Sur ces stricts faits,
Peter Bills n’a pas tort. Mais l’éditorialiste n’a pas dû regarder les récentes
performances du XV de France. A la vue de ces matchs, on peut même estimer que
c’est la meilleure équipe du moment qui a été alignée par Marc Lièvremont, à
une ou deux exceptions près. En première ligne, de toute façon, les choix sont
limités par les blessures. Szarzewski a été préféré à Servat? Normal, le
Toulousain, en phase de reprise, a besoin de souffler. Et son remplaçant est
loin d’être un amateur. En forme, motivé comme jamais pour briller, Szarzewski
peut faire mal.
Les deuxièmes lignes,
Papé et Nallet, ont été les meilleurs face au Japon et au Canada. Juste
derrière, Picamoles et Dusautoir, c’est du solide. Bonnaire, lui, a été bien
au-dessus d’Harinordoquy depuis le début du Mondial. La ligne de trois-quarts
ressemble également à une équipe-type: Médard-Mermoz-Rougerie-Clerc, en
principe, ça tient la route. Le débat à l’arrière entre Damien Traille et
Cédric Heymans existe, c’est vrai.
Reste enfin l’épineuse
question de la charnière. Envoyer Morgan Parra au feu comme numéro 10 face aux
Blacks ressemble à un cadeau empoisonné. Mais là encore, Peter Bills n’a
sûrement pas scruté assez attentivement les deux premiers matchs de François
Trinh-Duc. Très décevant, le Montpelliérain n’a jamais pesé sur le jeu ni
semblé en mesure d’impulser un peu de rythme dans la ligne d’attaque tricolore.

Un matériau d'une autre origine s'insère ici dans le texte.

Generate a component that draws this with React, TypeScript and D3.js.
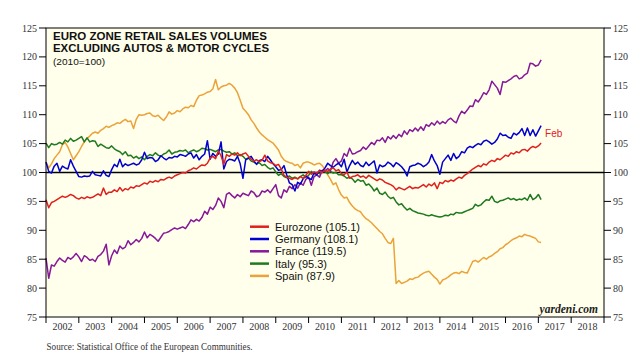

Au contraire de Morgan Parra, qui, quand il est entré à ce poste inhabituel
pour lui, a insufflé vie et dynamisme. Ses intérims à l’ouverture ont
d’ailleurs coïncidé avec les bonnes fins de match des Bleus.
Un choix limité pour Lièvremont
Bon, il est évident que
le Clermontois risque de souffrir samedi face aux découpeurs néo-zélandais,
Kaino et McCaw. Mais les choix de turnover à ce poste étaient de toute
façon très limités pour Lièvremont, après l’arrivée tardive de Jean-Marc
Doussain. Et comme le sélectionneur avait annoncé depuis longtemps qu’aucun
joueur ne débuterait toutes les rencontres, la mise sur le banc de Trinh-Duc
semble logique, du moins dans son esprit...
Une des plumes rugby du
Herald, Gregor Paul, fait d’ailleurs remarquer que «Lièvremont est tout à fait sain
d’esprit» par rapport aux coaches des All Blacks:
«Regardez l’équipe que
les Français vont affronter. Un centre, Richard Kahui, sera aligné à l’aile (...). Isaia Toeava,
d’habitude arrière, pourrait jouer à l’aile opposée. Les All Blacks ne savent
pas non plus qui est leur meilleur demi de mêlée et il est possible qu’un
troisième ligne-aile, Adam Thompson, joue numéro 8.»
Et le journaliste de
conclure:
«Croire que la partie du tableau avec les équipes du tournoi des VI Nations est la route la plus facile est un non-sens, c’est l’arrogance de l’hémisphère sud à son pic (...). La France vient à l’Eden Park pour gagner. Lièvremont n’est pas fou et Parra sera probablement une sélection inspirée.»